Calif. to Cut Prison Inmates by 30,000

Calif. to Cut Prison Inmates by 30,000
— The Supreme Court on Monday narrowly endorsed reducing California’s cramped prison population by more than 30,000 inmates to fix sometimes deadly problems in medical care, ruling that federal judges retain enormous power to oversee troubled state prisons.
The court said in a 5-4 decision that the reduction is “required by the Constitution” to correct longstanding violations of inmates’ rights to adequate care for their mental and physical health.
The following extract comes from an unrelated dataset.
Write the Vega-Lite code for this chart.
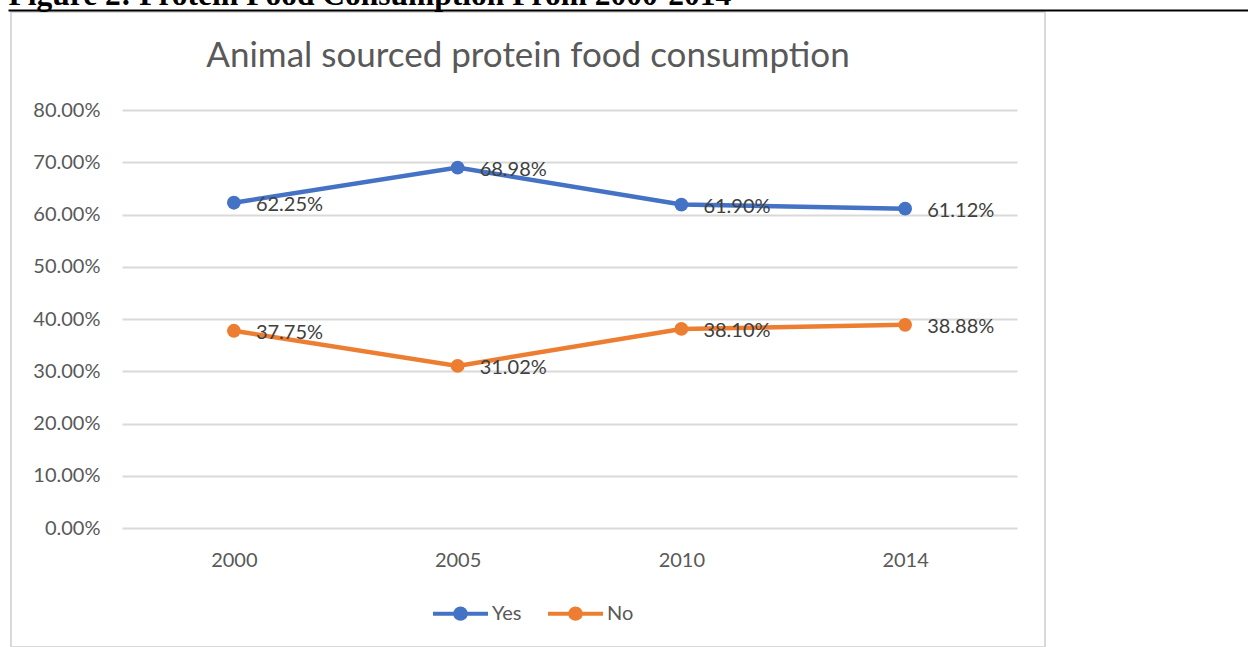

In 2009, the state’s prisons averaged nearly a death a week that might have been prevented or delayed with better medical care.
The order mandates a prison population of no more than 110,000 inmates, still far above the 80,000 the system was designed to hold.
There were more than 143,000 inmates in California’s 33 adult prisons as of May 11, so roughly 33,000 inmates will need to be transferred to other jurisdictions or released.
“The violations have persisted for years. They remain uncorrected,” Justice Anthony Kennedy, a California native, wrote for the court. The lawsuit challenging the adequacy of mental health care was filed in 1990.
To emphasize the conditions, Kennedy took the unusual step of including photos of overcrowding, including cages where mentally ill inmates were held while they awaited a bed.

The court’s four Democratic appointees joined with Kennedy in upholding a court order issued by three federal judges in California, all appointees of President Jimmy Carter.
Justice Antonin Scalia said in dissent that the court order is “perhaps the most radical injunction issued by a court in our nation’s history” and that it did not comply with the Prison Litigation Reform Act, a 15-year-old law intended to limit the discretion of judges in lawsuits over prison conditions.
Scalia, reading his dissent aloud Monday, said it would require the release of “the staggering number of 46,000 convicted felons.”
Scalia’s number, cited in legal filings, comes from a period in which the prison population was even higher.
Justice Clarence Thomas joined Scalia’s opinion, while Justice Samuel Alito wrote a separate dissent for himself and Chief Justice John Roberts.
Michael Bien, one of the lawyers representing inmates in the case, said, “The Supreme Court upheld an extraordinary remedy because conditions were so terrible.”